begin
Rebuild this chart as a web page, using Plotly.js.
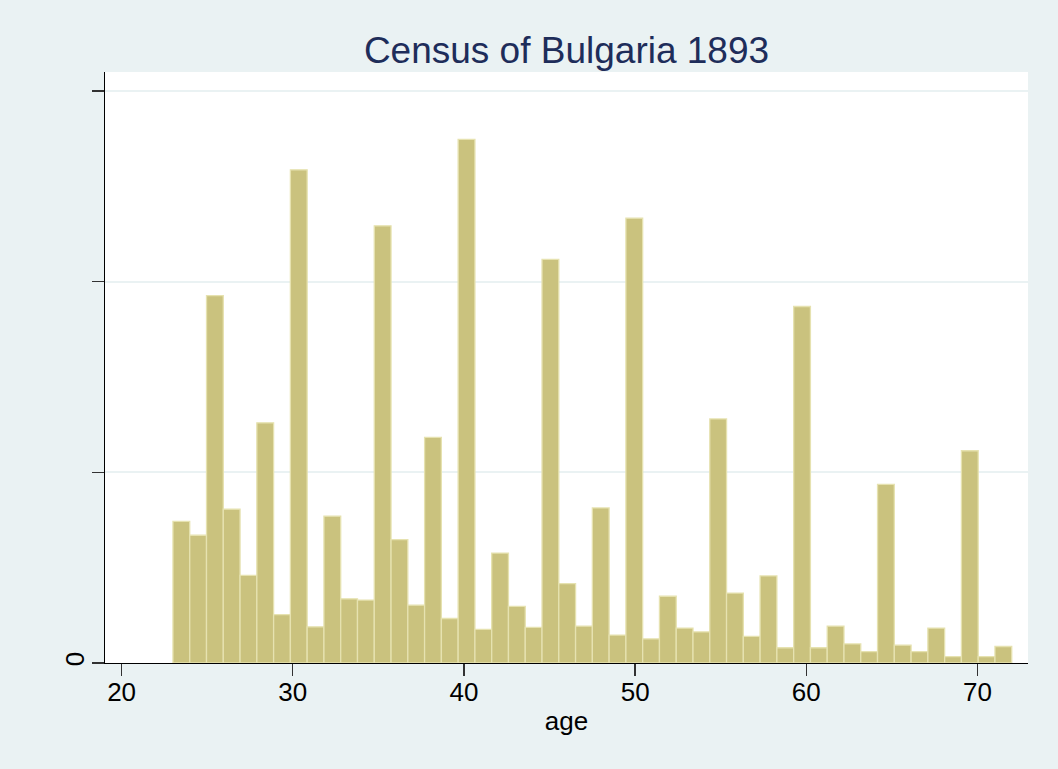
<!DOCTYPE html>
<html>
<head>
<meta charset="utf-8">
<script src="https://cdn.plot.ly/plotly-3.0.1.min.js"></script>
<style>
  html, body { margin: 0; padding: 0; background: rgb(234,242,243); }
  #chart { width: 1058px; height: 769px; }
</style>
</head>
<body>
<div id="chart"></div>
<script>
// Ages (one histogram bin per single year of age)
const ages = [23,24,25,26,27,28,29,30,31,32,33,34,35,36,37,38,39,40,41,42,
              43,44,45,46,47,48,49,50,51,52,53,54,55,56,57,58,59,60,61,62,
              63,64,65,66,67,68,69,70,71,72];
// Density
const density = [0.0223,0.0201,0.0578,0.0242,0.0138,0.0378,0.0076,0.0776,0.0057,0.0231,
                 0.0101,0.0099,0.0688,0.0194,0.0091,0.0355,0.0070,0.0824,0.0053,0.0173,
                 0.0089,0.0056,0.0635,0.0125,0.0058,0.0244,0.0044,0.0700,0.0038,0.0105,
                 0.0055,0.0049,0.0384,0.0110,0.0042,0.0137,0.0024,0.0561,0.0024,0.0058,
                 0.0030,0.0018,0.0281,0.0028,0.0018,0.0055,0.0010,0.0334,0.0010,0.0026];
const xTickVals = [20,30,40,50,60,70];
const yTickVals = [0,0.03,0.06,0.09];
const yTickText = ["0","","",""];

// Histogram bins: 50 equal bins spanning min..max of age
const nBins = ages.length;
const amin = Math.min(...ages), amax = Math.max(...ages);
const binW = (amax - amin) / nBins;
const binLeft = ages.map((a, i) => amin + i * binW);

const trace = {
  type: 'bar',
  x: binLeft,
  y: density,
  width: binW,
  offset: 0,
  marker: {
    color: 'rgb(202,194,126)',
    line: { color: 'rgb(230,226,176)', width: 1.3 }
  },
  hoverinfo: 'skip'
};

const layout = {
  width: 1058,
  height: 769,
  paper_bgcolor: 'rgb(234,242,243)',
  plot_bgcolor: 'rgb(255,255,255)',
  margin: { l: 105, r: 30, t: 72, b: 106, pad: 0 },
  showlegend: false,
  font: { family: 'Liberation Sans, Arial, sans-serif', color: 'rgb(0,0,0)' },
  title: {
    text: 'Census of Bulgaria 1893',
    font: { family: 'Liberation Sans, Arial, sans-serif', size: 37, color: 'rgb(30,45,90)' },
    x: 0.5, xref: 'paper',
    y: 1 - 50/769, yref: 'container', yanchor: 'middle'
  },
  xaxis: {
    range: [19.03, 72.95],
    tickvals: xTickVals,
    ticks: 'outside', ticklen: 12, tickwidth: 1.3, tickcolor: 'rgb(50,50,50)',
    tickfont: { size: 26, color: 'rgb(0,0,0)' },
    ticklabelstandoff: -7,
    showline: true, linecolor: 'rgb(0,0,0)', linewidth: 1.3,
    showgrid: false, zeroline: false,
    title: { text: 'age', font: { size: 26, color: 'rgb(0,0,0)' }, standoff: 6 }
  },
  yaxis: {
    range: [0, 0.093],
    tickvals: yTickVals,
    ticktext: yTickText,
    tickangle: -90,
    ticks: 'outside', ticklen: 12, tickwidth: 1.3, tickcolor: 'rgb(50,50,50)',
    tickfont: { size: 26, color: 'rgb(0,0,0)' },
    ticklabelstandoff: -3,
    showline: true, linecolor: 'rgb(0,0,0)', linewidth: 1.3,
    showgrid: true, gridcolor: 'rgb(234,242,243)', gridwidth: 2,
    zeroline: false
  }
};

Plotly.newPlot('chart', [trace], layout, { displayModeBar: false, staticPlot: true });
</script>
</body>
</html>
end
The data above should be repeated exactly, minus any pictures.

Rebuild this chart as a web page, using Plotly.js.
<!DOCTYPE html>
<html>
<head>
<meta charset="utf-8">
<script src="https://cdn.plot.ly/plotly-3.0.1.min.js"></script>
<style>
  html, body { margin: 0; padding: 0; background: rgb(234,242,243); }
  #chart { width: 1058px; height: 769px; }
</style>
</head>
<body>
<div id="chart"></div>
<script>
// Ages (one histogram bin per single year of age)
const ages = [23,24,25,26,27,28,29,30,31,32,33,34,35,36,37,38,39,40,41,42,
              43,44,45,46,47,48,49,50,51,52,53,54,55,56,57,58,59,60,61,62,
              63,64,65,66,67,68,69,70,71,72];
// Density
const density = [0.0223,0.0201,0.0578,0.0242,0.0138,0.0378,0.0076,0.0776,0.0057,0.0231,
                 0.0101,0.0099,0.0688,0.0194,0.0091,0.0355,0.0070,0.0824,0.0053,0.0173,
                 0.0089,0.0056,0.0635,0.0125,0.0058,0.0244,0.0044,0.0700,0.0038,0.0105,
                 0.0055,0.0049,0.0384,0.0110,0.0042,0.0137,0.0024,0.0561,0.0024,0.0058,
                 0.0030,0.0018,0.0281,0.0028,0.0018,0.0055,0.0010,0.0334,0.0010,0.0026];
const xTickVals = [20,30,40,50,60,70];
const yTickVals = [0,0.03,0.06,0.09];
const yTickText = ["0","","",""];

// Histogram bins: 50 equal bins spanning min..max of age
const nBins = ages.length;
const amin = Math.min(...ages), amax = Math.max(...ages);
const binW = (amax - amin) / nBins;
const binLeft = ages.map((a, i) => amin + i * binW);

const trace = {
  type: 'bar',
  x: binLeft,
  y: density,
  width: binW,
  offset: 0,
  marker: {
    color: 'rgb(202,194,126)',
    line: { color: 'rgb(230,226,176)', width: 1.3 }
  },
  hoverinfo: 'skip'
};

const layout = {
  width: 1058,
  height: 769,
  paper_bgcolor: 'rgb(234,242,243)',
  plot_bgcolor: 'rgb(255,255,255)',
  margin: { l: 105, r: 30, t: 72, b: 106, pad: 0 },
  showlegend: false,
  font: { family: 'Liberation Sans, Arial, sans-serif', color: 'rgb(0,0,0)' },
  title: {
    text: 'Census of Bulgaria 1893',
    font: { family: 'Liberation Sans, Arial, sans-serif', size: 37, color: 'rgb(30,45,90)' },
    x: 0.5, xref: 'paper',
    y: 1 - 50/769, yref: 'container', yanchor: 'middle'
  },
  xaxis: {
    range: [19.03, 72.95],
    tickvals: xTickVals,
    ticks: 'outside', ticklen: 12, tickwidth: 1.3, tickcolor: 'rgb(50,50,50)',
    tickfont: { size: 26, color: 'rgb(0,0,0)' },
    ticklabelstandoff: -7,
    showline: true, linecolor: 'rgb(0,0,0)', linewidth: 1.3,
    showgrid: false, zeroline: false,
    title: { text: 'age', font: { size: 26, color: 'rgb(0,0,0)' }, standoff: 6 }
  },
  yaxis: {
    range: [0, 0.093],
    tickvals: yTickVals,
    ticktext: yTickText,
    tickangle: -90,
    ticks: 'outside', ticklen: 12, tickwidth: 1.3, tickcolor: 'rgb(50,50,50)',
    tickfont: { size: 26, color: 'rgb(0,0,0)' },
    ticklabelstandoff: -3,
    showline: true, linecolor: 'rgb(0,0,0)', linewidth: 1.3,
    showgrid: true, gridcolor: 'rgb(234,242,243)', gridwidth: 2,
    zeroline: false
  }
};

Plotly.newPlot('chart', [trace], layout, { displayModeBar: false, staticPlot: true });
</script>
</body>
</html>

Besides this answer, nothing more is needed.